When I moved to Ottawa in 1979, one of the first places I wanted to visit was the Church of St John the Evangelist, where they had recently installed a new tracker-action organ built by Gabriel Kney of Fergus, Ontario. I had heard of the new organ, and wanted to see it and meet the organist, Ewen McCuaig.  Ewen became a good friend and supporter as I started building my life as an organist in Ottawa.  When Ewen retired in 1986, I became the organist of St John's -- only the third organist since 1923!

 

Prior to moving to Ottawa, I had been guest organist of the Mormon Tabernacle in Salt Lake City, Utah. The organ there is a five-manual, 214 stop Aeolian Skinner.

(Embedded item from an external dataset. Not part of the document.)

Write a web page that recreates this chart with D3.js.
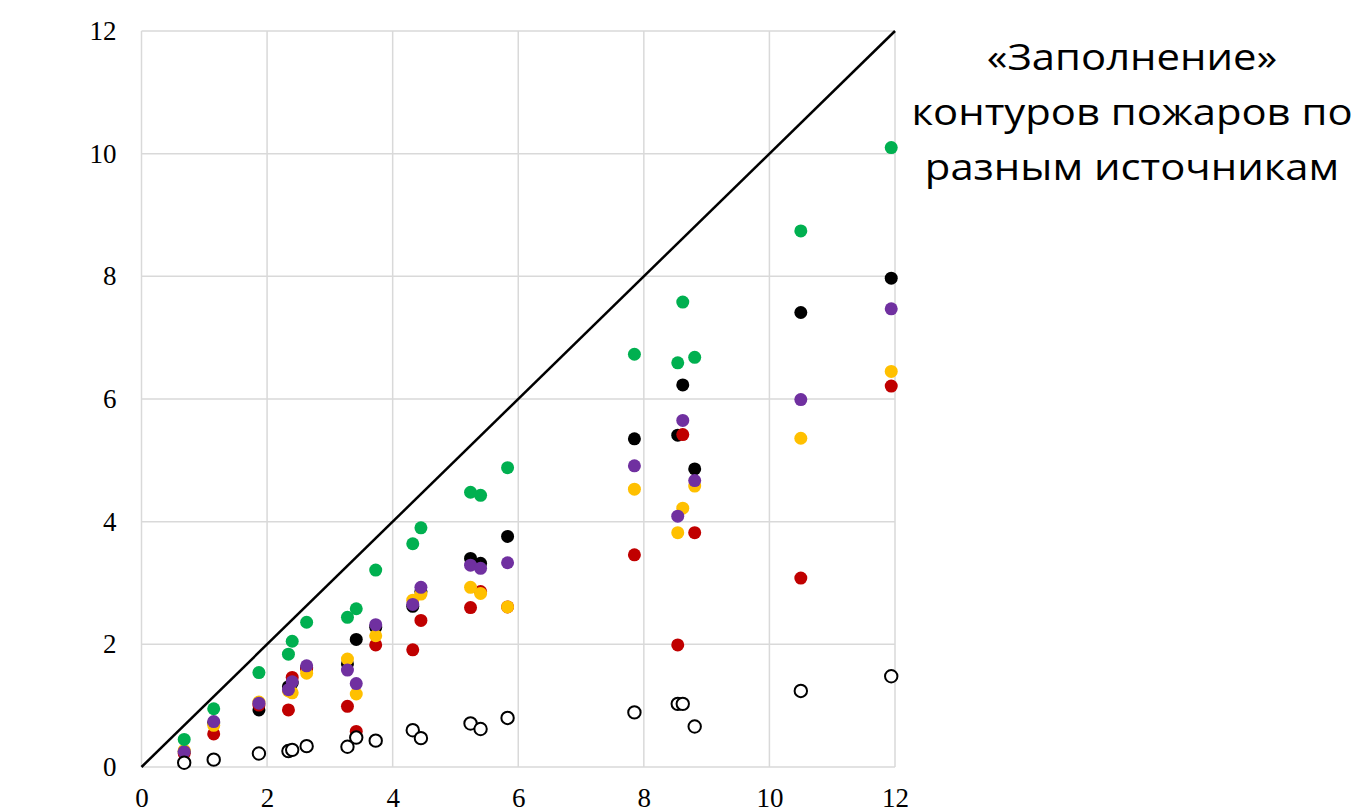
<!DOCTYPE html>
<html>
<head>
<meta charset="utf-8">
<script src="https://cdn.jsdelivr.net/npm/d3@7"></script>
<style>
  body { margin: 0; background: white; }
</style>
</head>
<body>
<div id="fire-fill"></div>
<script>
// reference fire area (x) and area filled by each source (y)
var fireArea = [0.68, 1.15, 1.87, 2.34, 2.40, 2.63, 3.28, 3.42, 3.73, 4.32, 4.45, 5.24, 5.40, 5.83, 7.85, 8.54, 8.62, 8.81, 10.50, 11.94]
var greenValues = [0.45, 0.95, 1.54, 1.84, 2.05, 2.36, 2.44, 2.58, 3.21, 3.64, 3.90, 4.48, 4.43, 4.88, 6.73, 6.59, 7.58, 6.68, 8.74, 10.10]
var blackValues = [0.25, 0.72, 0.93, 1.31, 1.37, 1.62, 1.68, 2.08, 2.28, 2.62, 2.86, 3.40, 3.32, 3.76, 5.35, 5.41, 6.23, 4.86, 7.41, 7.97]
var redValues = [0.22, 0.54, 1.01, 0.93, 1.46, 1.60, 0.99, 0.58, 1.99, 1.91, 2.39, 2.60, 2.86, 2.61, 3.46, 1.99, 5.42, 3.82, 3.08, 6.21]
var yellowValues = [0.27, 0.68, 1.06, 1.24, 1.21, 1.53, 1.76, 1.19, 2.14, 2.72, 2.82, 2.93, 2.83, 2.61, 4.53, 3.82, 4.22, 4.58, 5.36, 6.45]
var purpleValues = [0.25, 0.74, 1.04, 1.26, 1.39, 1.65, 1.58, 1.36, 2.32, 2.65, 2.93, 3.29, 3.24, 3.33, 4.91, 4.09, 5.65, 4.67, 5.99, 7.47]
var openValues = [0.07, 0.12, 0.22, 0.26, 0.28, 0.34, 0.33, 0.48, 0.43, 0.60, 0.47, 0.71, 0.62, 0.80, 0.89, 1.03, 1.03, 0.66, 1.24, 1.48]
var tickValues = [0, 2, 4, 6, 8, 10, 12]
var titleLines = ['«Заполнение»', 'контуров пожаров по', 'разным источникам']

// series in drawing order, bottom first
var series = [
  { values: blackValues, fill: '#000000', stroke: 'none' },
  { values: redValues, fill: '#C00000', stroke: 'none' },
  { values: yellowValues, fill: '#FFC000', stroke: 'none' },
  { values: purpleValues, fill: '#7030A0', stroke: 'none' },
  { values: greenValues, fill: '#00B050', stroke: 'none' },
  { values: openValues, fill: 'white', stroke: 'black' }
]

var fill_width = 1355
var fill_height = 812
var fill_margin = { top: 31, bottom: 45, left: 141.5, right: 460 }

var fill_svg = d3
  .select('#fire-fill')
  .append('svg')
  .attr('width', fill_width)
  .attr('height', fill_height)

var fill_x = d3
  .scaleLinear()
  .domain([0, 12])
  .range([fill_margin.left, fill_width - fill_margin.right])

var fill_y = d3
  .scaleLinear()
  .domain([0, 12])
  .range([fill_height - fill_margin.bottom, fill_margin.top])

// grid
fill_svg
  .append('g')
  .selectAll('line')
  .data(tickValues)
  .enter()
  .append('line')
  .attr('x1', d => fill_x(d))
  .attr('x2', d => fill_x(d))
  .attr('y1', fill_y(0))
  .attr('y2', fill_y(12))
  .attr('stroke', '#d9d9d9')
  .attr('stroke-width', 1.5)

fill_svg
  .append('g')
  .selectAll('line')
  .data(tickValues)
  .enter()
  .append('line')
  .attr('x1', fill_x(0))
  .attr('x2', fill_x(12))
  .attr('y1', d => fill_y(d))
  .attr('y2', d => fill_y(d))
  .attr('stroke', '#d9d9d9')
  .attr('stroke-width', 1.5)

// axes, labels only
var x_axis = fill_svg
  .append('g')
  .attr('transform', 'translate(0,' + fill_y(0) + ')')
  .call(d3.axisBottom(fill_x).tickValues(tickValues).tickSize(0).tickPadding(21))

var y_axis = fill_svg
  .append('g')
  .attr('transform', 'translate(' + fill_x(0) + ',0)')
  .call(d3.axisLeft(fill_y).tickValues(tickValues).tickSize(0).tickPadding(25))

fill_svg.selectAll('.domain').remove()
fill_svg
  .selectAll('.tick text')
  .attr('font-family', '"Liberation Serif", "Times New Roman", serif')
  .attr('font-size', 27)
  .attr('fill', 'black')

// y = x line
fill_svg
  .append('line')
  .attr('x1', fill_x(0))
  .attr('y1', fill_y(0))
  .attr('x2', fill_x(12))
  .attr('y2', fill_y(12))
  .attr('stroke', 'black')
  .attr('stroke-width', 2.5)

// points
series.forEach(s => {
  fill_svg
    .append('g')
    .selectAll('circle')
    .data(s.values)
    .enter()
    .append('circle')
    .attr('cx', (d, i) => fill_x(fireArea[i]))
    .attr('cy', d => fill_y(d))
    .attr('r', s.stroke === 'none' ? 6.5 : 6.2)
    .attr('fill', s.fill)
    .attr('stroke', s.stroke)
    .attr('stroke-width', 2)
})

// title on the right, text is a bit wider than the font
fill_svg
  .append('g')
  .selectAll('text')
  .data(titleLines)
  .enter()
  .append('text')
  .attr('transform', (d, i) => 'translate(1132,' + (70 + i * 55) + ') scale(1.13,1)')
  .attr('text-anchor', 'middle')
  .attr('font-family', '"Open Sans", sans-serif')
  .attr('font-size', 37)
  .attr('fill', 'black')
  .text(d => d)
</script>
</body>
</html>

I often say that God gave me all my strings celeste in one whack, because there were 11 celeste ranks on the Tabernacle organ.

 

St John's is very different. The organ is a two-manual tracker with 21 stops (no celestes) built and voiced in the style of the North German baroque. It's good for some of the music of Sweelinck and Scheidemann and Buxtehude and Bach and their friends. But playing the Anglican liturgy is a major challenge; the organ is tonally limited, and the sound can be a little severe. The tracker action is very heavy, and when both manuals are coupled together it is a tough workout for the fingers. After 30 years of playing that organ, my hands were majorly sore. Something had to happen. I couldn't keep playing this organ as my principal instrument.

 

In the summer of 2009 I attended the RCCO national convention in Toronto. One of the exhibitors was Classic Organ Works. They were demonstrating their midi workstation using Hauptwerk software on a MacPro computer playing samples from a Charles Mutin organ in France. I spent a lot of time at the Hauptwerk exhibit, imagining how computer software and digital technology might be used to answer the organ challenges I faced at St John's.

 

In the first three months of 2010, I was on sabbath leave. I figured this would be the perfect time to take on building a digital organ as a project. There was no way the church was going to pay for this organ; I mean, they already had a beautiful pipe organ, how could I convince them that it wasn't enough? No, this project would have to be financed out of my own pocket.